The study of jet noise has long remained an important problem due to the challenges of accurately predicting aeroacoustic noise, and the practical consequences of environmental noise pollution. Previous investigations into jet noise have relied on large scale Direct Numerical Simulations (DNS) or Large Eddy Simulations (LES) to resolve the relevant scales and features of the problem, but their relatively high computational cost is prohibitive. In this study, we present a more efficient method to predict aeroacoustic radiation based on the Parabolized Stability Equations (PSE), which seek to represent flow disturbances as a set of slowly evolving instability waves. As applied in our work, the PSE is used to compute the near field hydrodynamics and noise sources in the problem, which can then be coupled to an acoustic analogy approach to predict the far field noise.

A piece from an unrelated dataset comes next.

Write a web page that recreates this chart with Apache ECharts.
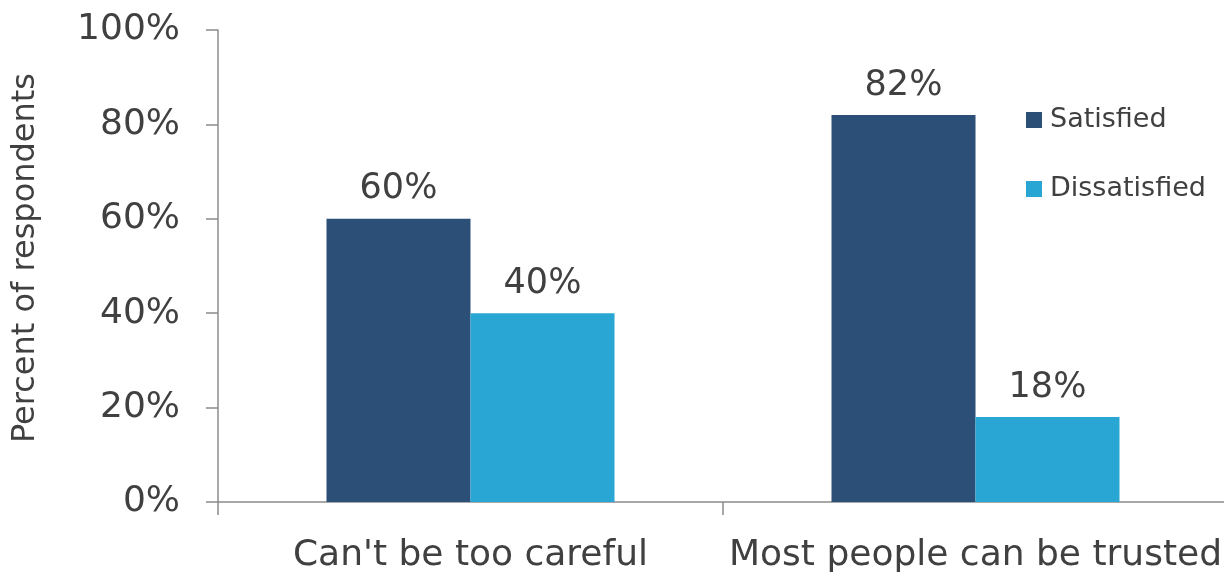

For slowly developing flows where the PSE approximations are valid, we find that using the hybrid PSE-acoustic analogy method results in predictions with accuracy similar to DNS, but with an order of magnitude improvement in speed.; This method is first applied to subsonic and supersonic compressible two-dimensional shear layers, both with and without heating effects. For supersonic shear layers we find the PSE method itself captures the Mach wave radiation in the far-field, as well as the large scale phenomena occurring inside the shear layer. In the computations of the subsonic cases, we observe that the PSE solution captures the near field hydrodynamics and underpredicts the acoustic radiation. However, when combined with Lilley's acoustic analogy, reasonable agreement is found with DNS calculations. When this method is applied to supersonic and subsonic jet flows, similar results are also obtained.; In the last portion of this study, we present an extension to the PSE that is based on the method of multiple scales. We show how the multiple scale PSE method can be used to handle more general inlet forcing schemes and capture additional frequencies not present in the traditional nonlinear PSE approach. This extended method is also applied to supersonic and subsonic shear layers, and compared to results from DNS calculations.